Ancien chef de file des Républicains à l’Assemblée, Olivier Marleix excelle dans l’art du portrait mordant. Il brosse des esquisses acides d’Élisabeth Borne, Marine Le Pen ou encore Michel Barnier lui-même, avec qui il a négocié des textes pivots. . Cela incluait des compromis cruciaux pour obtenir les voix LR sur des réformes sensibles, comme celles liées à la souveraineté ou à l’ordre public, où Michel Barnier était impliqué en tant que Premier ministre. Le livre Dissolution française lui-même évoque ces coulisses avec des anecdotes sur ses échanges avec le chef du Gouvernement.

« Vous avez voulu tout maîtriser, vous avez abandonné le sens », assène-t-il comme un reproche lancinant. Cette verticalité a rendu la majorité poreuse : lors de la dissolution de l’Assemblée en 2024 – un fait inédit depuis 1962 –, puis de la censure historique du gouvernement Barnier, aucune figure structurante n’était prête à endosser la responsabilité de prendre le relais. Le bloc central s’est ainsi fissuré en public, révélant une paralysie institutionnelle qu’Olivier Marleix décrit comme une « élimination par auto-destruction », et non un simple suicide politique.

Une  crise de la représentation

Au-delà de la dénonciation des dysfonctionnements, le livre interroge une faille plus profonde : la crise morale de la représentation. « La dissolution de 2024 a sonné la fin de règne et amorcé la pente de l’impuissance », note Olivier Marleix, qui pointe du doigt un exécutif vidé de son sens, devenu un spectacle sans contre-pouvoirs ni successeurs.

Il ne s’agit pas seulement de l’échec d’une présidence, mais de la lente agonie d’un modèle qui a écarté les potentiels héritiers, confiant l’essentiel à un cercle restreint. Entre les lignes, on devine l’ombre d’une violence silencieuse : celle d’un système qui, en se refermant sur soi, menace l’intérêt général et la continuité républicaine.

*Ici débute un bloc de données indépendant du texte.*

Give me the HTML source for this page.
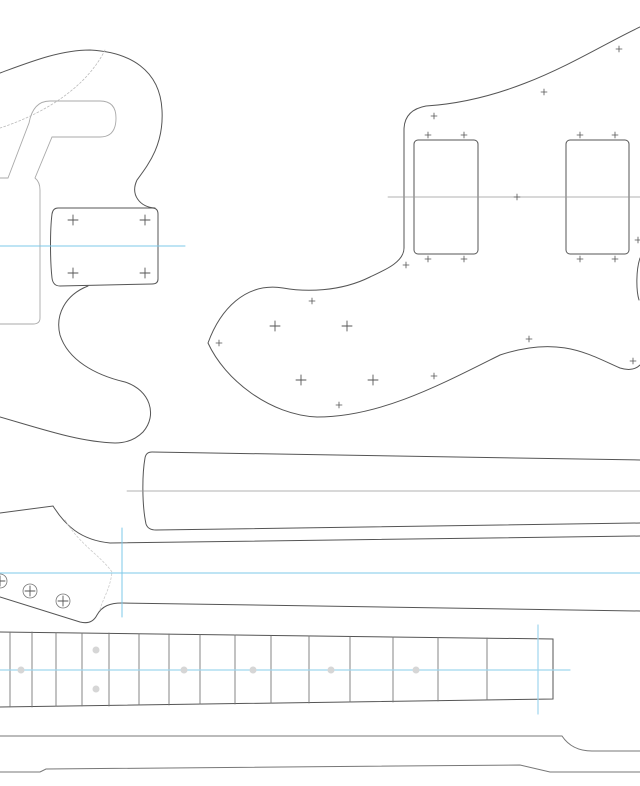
<!DOCTYPE html>
<html><head><meta charset="utf-8"><style>html,body{margin:0;padding:0;background:#fff}svg{display:block}</style></head>
<body>
<svg width="640" height="786" viewBox="0 0 640 786" xmlns="http://www.w3.org/2000/svg" fill="none" stroke-linecap="round">
<defs>
<g id="c" stroke="#555" stroke-width="0.8"><path d="M-3,0H3M0,-3V3"/></g>
<g id="C" stroke="#555" stroke-width="0.9"><path d="M-5,0H5M0,-5V5"/></g>
</defs>
<!-- body left -->
<g stroke="#555" stroke-width="1">
<path d="M0,73 C30,62 60,50 90,50 C130,52 160,70 162,110 C164,145 148,165 137,180 C130,195 140,207 155,208"/>
<path d="M88,286 C65,295 55,315 60,335 C68,360 95,375 125,382 C150,390 158,415 143,432 C135,440 125,443 115,443 C80,442 45,430 0,417"/>
<path d="M58,208 L152,208 Q158,208 158,214 L158,279 Q158,284 152,284 L60,286 Q53,286 52,278 C50,260 50,230 52,214 Q53,208 58,208Z"/>
</g>
<g stroke="#aaa" stroke-width="0.9">
<path d="M0,178 L8,178 L29,123 Q33,101 50,101 L100,101 Q116,101 116,118 Q116,137 100,137 L52,137 L35,178 Q40,182 40,190 L40,318 Q40,324 33,324 L0,324"/>
</g>
<path d="M0,128 C40,115 85,90 105,50" stroke="#bbb" stroke-width="0.8" stroke-dasharray="2,2"/>
<line x1="0" y1="246" x2="185" y2="246" stroke="#7cc8e8" stroke-width="1"/>
<use href="#C" x="73" y="220"/><use href="#C" x="145" y="220"/><use href="#C" x="73" y="273"/><use href="#C" x="145" y="273"/>
<!-- pickguard -->
<g stroke="#555" stroke-width="1">
<path d="M640,27 C590,50 520,100 426,106 Q404,110 404,130 L404,248 C404,262 385,270 370,277 C340,292 305,292 283,288 C245,282 220,310 208,343 C225,380 270,415 317,417 C380,417 440,385 500,355 C560,335 590,355 620,368 Q633,372 640,365"/>
<path d="M640,258 C636,270 636,290 639,300"/>
<rect x="414" y="140" width="64" height="114" rx="4"/>
<rect x="566" y="140" width="63" height="114" rx="4"/>
</g>
<line x1="388" y1="197" x2="640" y2="197" stroke="#999" stroke-width="0.8"/>
<g>
<use href="#c" x="434" y="116"/><use href="#c" x="544" y="92"/><use href="#c" x="619" y="49"/>
<use href="#c" x="428" y="135"/><use href="#c" x="464" y="135"/><use href="#c" x="580" y="135"/><use href="#c" x="615" y="135"/>
<use href="#c" x="428" y="259"/><use href="#c" x="464" y="259"/><use href="#c" x="580" y="259"/><use href="#c" x="615" y="259"/>
<use href="#c" x="517" y="197"/><use href="#c" x="406" y="265"/><use href="#c" x="638" y="240"/>
<use href="#c" x="312" y="301"/><use href="#c" x="219" y="343"/><use href="#c" x="434" y="376"/><use href="#c" x="529" y="339"/>
<use href="#c" x="339" y="405"/><use href="#c" x="633" y="361"/>
<use href="#C" x="275" y="326"/><use href="#C" x="347" y="326"/><use href="#C" x="301" y="380"/><use href="#C" x="373" y="380"/>
</g>
<!-- neck top view -->
<path d="M640,460 L152,452 Q146,452 145,458 C142,475 142,505 146,524 Q148,530 156,530 L640,523" stroke="#555" stroke-width="1"/>
<line x1="127" y1="491" x2="640" y2="491" stroke="#999" stroke-width="0.8"/>
<!-- headstock -->
<g stroke="#555" stroke-width="1">
<path d="M0,513 L53,506 C65,525 80,540 110,543 L640,536"/>
<path d="M0,597 L80,622 Q92,625 97,615 C102,606 110,603 122,603 L640,611"/>
</g>
<path d="M65,520 C80,545 100,555 112,572 C110,590 102,600 100,610" stroke="#ccc" stroke-width="0.8" stroke-dasharray="2,2"/>
<g stroke="#777" stroke-width="0.8"><circle cx="0" cy="581" r="7"/><circle cx="30" cy="591" r="7"/><circle cx="63" cy="601" r="7"/></g>
<use href="#C" x="30" y="591"/><use href="#C" x="63" y="601"/><use href="#C" x="0" y="581"/>
<line x1="0" y1="573" x2="640" y2="573" stroke="#7cc8e8" stroke-width="1"/>
<line x1="122" y1="528" x2="122" y2="617" stroke="#7cc8e8" stroke-width="1"/>
<!-- fretboard -->
<path d="M0,632 L553,639 L553,699 L0,707" stroke="#555" stroke-width="1"/>
<g stroke="#777" stroke-width="0.9">
<line x1="10" y1="632" x2="10" y2="707"/><line x1="32" y1="632" x2="32" y2="707"/><line x1="56" y1="633" x2="56" y2="706"/><line x1="82" y1="633" x2="82" y2="706"/><line x1="109" y1="633" x2="109" y2="706"/><line x1="139" y1="634" x2="139" y2="705"/><line x1="169" y1="634" x2="169" y2="705"/><line x1="200" y1="635" x2="200" y2="704"/><line x1="235" y1="635" x2="235" y2="704"/><line x1="271" y1="636" x2="271" y2="703"/><line x1="309" y1="636" x2="309" y2="703"/><line x1="350" y1="637" x2="350" y2="702"/><line x1="393" y1="637" x2="393" y2="702"/><line x1="438" y1="638" x2="438" y2="701"/><line x1="487" y1="638" x2="487" y2="700"/>
</g>
<line x1="0" y1="670" x2="570" y2="670" stroke="#9fd6ee" stroke-width="1.2"/>
<line x1="538" y1="625" x2="538" y2="714" stroke="#9fd6ee" stroke-width="1.2"/>
<g fill="#d6d6d6"><circle cx="21" cy="670" r="3.5"/><circle cx="184" cy="670" r="3.5"/><circle cx="253" cy="670" r="3.5"/><circle cx="331" cy="670" r="3.5"/><circle cx="416" cy="670" r="3.5"/><circle cx="96" cy="650" r="3.5"/><circle cx="96" cy="689" r="3.5"/></g>
<!-- neck side profile -->
<g stroke="#777" stroke-width="1">
<path d="M0,736 L562,736 C568,745 578,751 592,751 L640,751"/>
<path d="M0,772 L40,772 L46,769 L520,765 L550,772 L640,772"/>
</g>
</svg>
</body></html>
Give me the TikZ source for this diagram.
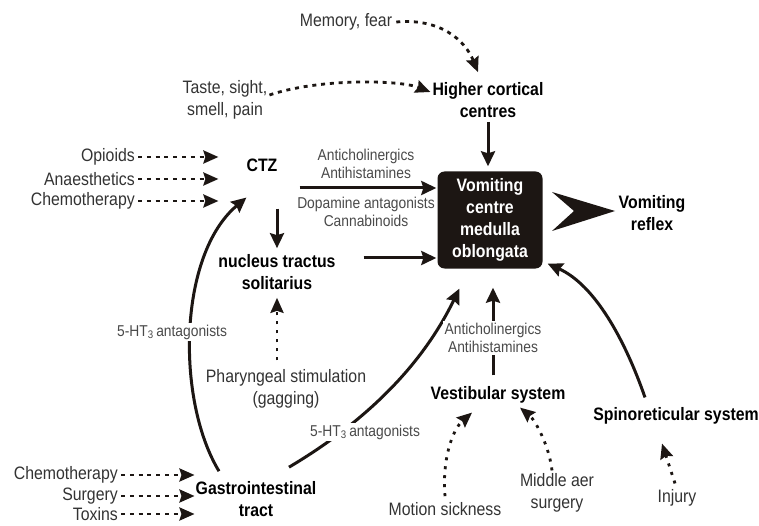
\documentclass[tikz,border=0pt]{standalone}
\usepackage{fontspec}
\setmainfont[FakeStretch=0.88]{Liberation Sans}
\usetikzlibrary{arrows.meta,calc}
\definecolor{txt}{HTML}{333333}
\definecolor{stxt}{HTML}{4A4A4A}
\definecolor{boxc}{HTML}{1C1613}
\newcommand\fmain{\fontsize{18}{22}\selectfont}
\newcommand\fsmall{\fontsize{15.7}{18.5}\selectfont}
\begin{document}
\begin{tikzpicture}[x=1pt,y=-1pt,
  lab/.style={inner sep=0pt, align=center, text=txt, font=\fmain},
  slab/.style={inner sep=1.5pt, align=center, text=stxt, font=\fsmall, fill=white},
  blab/.style={inner sep=0pt, align=center, text=black, font=\fmain\bfseries},
  vcbox/.style={fill=boxc, rounded corners=7pt, minimum width=105pt, minimum height=97pt, inner sep=0pt, text=white, font=\fmain\bfseries, align=center},
  sarr/.style={line width=3pt, draw=boxc, -{Stealth[length=15pt,width=14pt,inset=2pt]}},
  darr/.style={line width=2.8pt, draw=boxc, dash pattern=on 4pt off 4.8pt, -{Stealth[length=15pt,width=13pt,inset=2pt]}},
  oarr/.style={line width=2.8pt, draw=boxc, dash pattern=on 3pt off 6pt, -{Stealth[length=15pt,width=13pt,inset=2pt]}}]
\fill[white] (0,0) rectangle (759,526);
\useasboundingbox (0,0) rectangle (759,526);

% nodes
\node[lab] (mem) at (346,22) {Memory, fear};
\node[lab] (taste) at (225,100) {Taste, sight,\\smell, pain};
\node[blab] (hcc) at (488,100) {Higher cortical\\centres};
\node[blab] (ctz) at (262,165) {CTZ};
\node[vcbox] (vc) at (490,220) {Vomiting\\centre\\medulla\\oblongata};
\node[blab] (vr) at (652,213) {Vomiting\\reflex};
\node[lab, anchor=east] (opi) at (135,157) {Opioids};
\node[lab, anchor=east] (ana) at (135,179) {Anaesthetics};
\node[lab, anchor=east] (che1) at (135,201) {Chemotherapy};
\node[slab, fill=none] (ab1) at (366,164) {Anticholinergics\\Antihistamines};
\node[slab, fill=none] (ab2) at (366,212) {Dopamine antagonists\\Cannabinoids};
\node[blab] (nts) at (277,272) {nucleus tractus\\solitarius};
\node[lab] (phar) at (286,389) {Pharyngeal stimulation\\(gagging)};
\node[blab] (gi) at (256,499) {Gastrointestinal\\tract};
\node[lab, anchor=east] (che2) at (118,475) {Chemotherapy};
\node[lab, anchor=east] (surg) at (118,496) {Surgery};
\node[lab, anchor=east] (tox) at (118,514) {Toxins};
\node[blab] (ves) at (498,395) {Vestibular system};
\node[lab] (mot) at (445,509) {Motion sickness};
\node[lab] (mid) at (557,493) {Middle aer\\surgery};
\node[blab] (spin) at (676,416) {Spinoreticular system};
\node[lab] (inj) at (677,498) {Injury};

% connectors
\draw[darr] ($(mem.east)+(4,0)$) .. controls (440,18) and (465,40) .. ($(hcc.north)+(-10,-10)$);
\draw[darr] ($(taste.east)+(2,-5)$) .. controls (320,78) and (400,80) .. ($(hcc.west)+(-2,-8)$);
\draw[sarr, shorten <=4pt, shorten >=5pt] (hcc.south) -- (hcc.south |- vc.north);
\foreach \n in {opi,ana,che1}
  \draw[darr, shorten <=3pt, shorten >=28pt] (\n.east) -- (\n.east -| ctz.west);
\coordinate (ctzin) at ($(vc.west)+(-1,-32)$);
\draw[sarr, shorten <=22pt] (ctzin -| ctz.east) -- (ctzin);
\draw[sarr, shorten <=37pt] (ctz.south -| nts.north) -- ($(nts.north)+(0,-6)$);
\coordinate (ntsin) at ($(vc.west)+(-1,38)$);
\draw[sarr, shorten <=28pt] (ntsin -| nts.east) -- (ntsin);
\draw[oarr] ($(phar.north)+(-9,-9)$) -- ($(nts.south)+(0,8)$);
\draw[sarr] ($(gi.north)+(-37,-10)$) .. controls (176,400) and (178,255) .. ($(ctz.south west)+(0,26)$);
\draw[sarr] ($(gi.north)+(33,-14)$) .. controls (360,425) and (420,370) .. ($(vc.south west)+(22,20)$);
\foreach \n in {che2,surg,tox}
  \draw[darr, shorten <=3pt, shorten >=1pt] (\n.east) -- (\n.east -| gi.west);
\coordinate (vesin) at ($(vc.south)+(3,19)$);
\draw[sarr] ($(vesin |- ves.north)+(0,-11)$) -- (vesin);
\draw[oarr] ($(mot.north)+(0,-6)$) .. controls (442,460) and (452,430) .. ($(ves.south)+(-26,9)$);
\draw[oarr] ($(mid.north)+(-5,-3)$) .. controls (549,445) and (535,420) .. ($(ves.south)+(22,4)$);
\draw[sarr] ($(spin.north)+(-31,-10)$) .. controls (625,340) and (595,285) .. ($(vc.south east)+(5,-5)$);
\draw[oarr] ($(inj.north)+(-2,-6)$) -- ($(spin.south)+(-14,19)$);

% chevron to reflex
\fill[boxc] (552,192) -- (615,211) -- (552,231) -- (574,211) -- cycle;

% labels over lines
\node[slab] (ht1) at (172,332) {5-HT\textsubscript{3}\,antagonists};
\node[slab] (ht2) at (365,432) {5-HT\textsubscript{3}\,antagonists};
\node[slab] (ab3) at (493,338) {Anticholinergics\\Antihistamines};
\end{tikzpicture}
\end{document}
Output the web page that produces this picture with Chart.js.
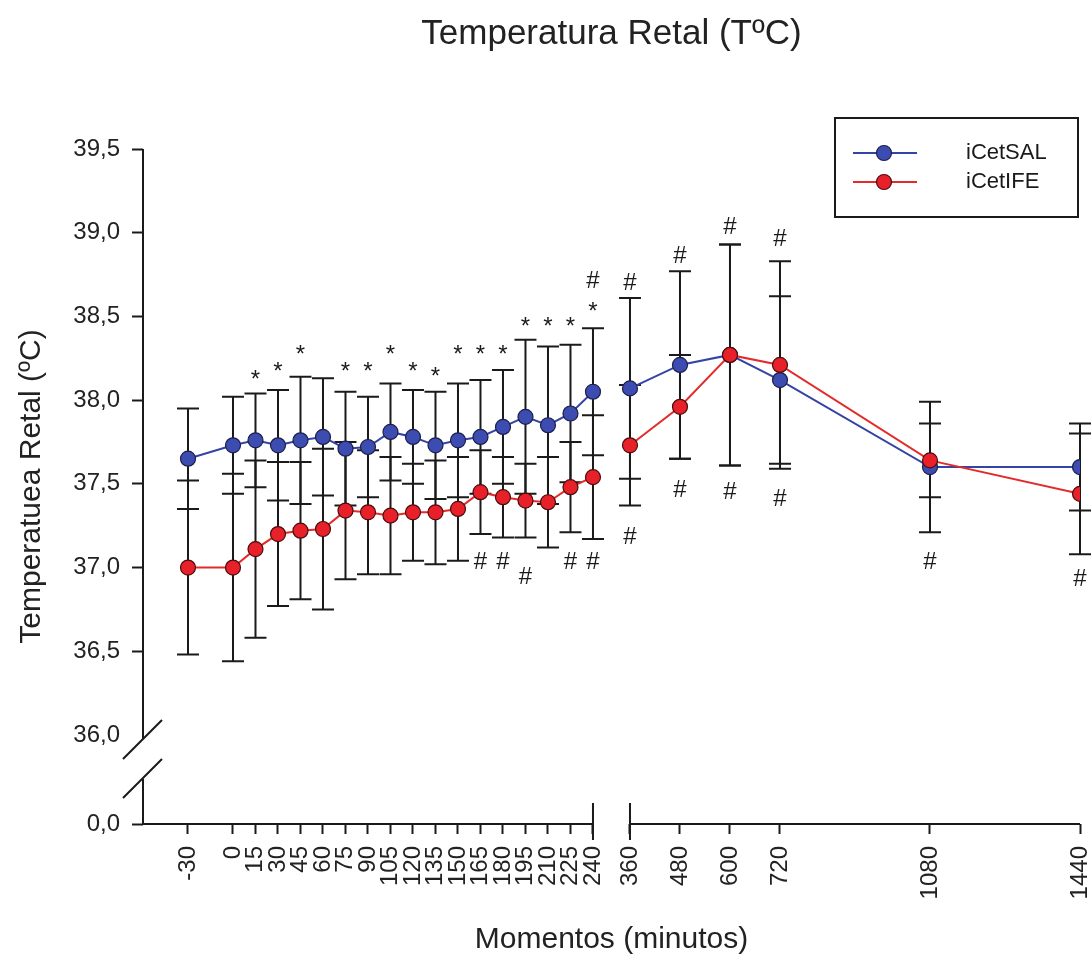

Ce qui confère à Dissolution française une intensité rare, c’est son équilibre entre gravité pamphlétaire et retenue introspective.  Feu Olivier Marleix,  que l’on connaissait plutôt discret en public, se livre ici avec une franchise pudique sur son engagement : attaché à une ligne gaulliste et conservatrice, il défend la souveraineté nationale, la rigueur budgétaire et les territoires ruraux. Il n’épargne pas non plus sa propre famille politique, livrant une autocritique lucide sur les faiblesses des Républicains face à la dérive ambiante. Son style, sobre et traversé d’anecdotes personnelles, replace la politique au cœur d’un destin collectif, loin des outrances des chroniques médiatiques.

Un appel au sursaut nécessaire

Si l’ouvrage excelle à décrire ce qui a failli – et à éclairer les coulisses d’une dissolution qui a « mis le feu au pays », comme l’écrit Olivier Marleix dans un extrait saisissant –, il reste plus descriptif que prescriptif. L’auteur esquisse à peine la cartographie d’un remède, se contentant d’insister sur l’urgence de préparer des relais, de transmettre l’esprit des institutions et d’ouvrir les portes à une alternance saine. « Ce qui menace les Français, c’est la faillite du pays », avertit-il avec une froideur qui glace. Ce n’est pas un règlement de comptes, mais un appel au sursaut : quand une coalition perd la main, un président domine sans horizon et un Parlement ne peut plus légiférer, c’est la démocratie qui chancelle, reléguée au rang de fiction.

Un jalon incontournable du débat publicDissolution française n’est pas qu’un réquisitoire contre le macronisme ; c’est une invitation à scruter les pratiques de tous les pouvoirs qui privilégient le contrôle à l’ouverture. Récit personnel vibrant d’anecdotes, analyse structurelle d’une rare acuité, cri d’alarme moral : ce livre posthume marque un jalon essentiel du débat français. À lire pour comprendre que, loin du tumulte des sondages, c’est souvent l’absence de transmission et la solitude du chef qui scellent la fin d’un modèle. Olivier Marleix n’a pas eu le temps de voir son verdict publié ; il nous incombe, à nous, de ne pas le reléguer au passé.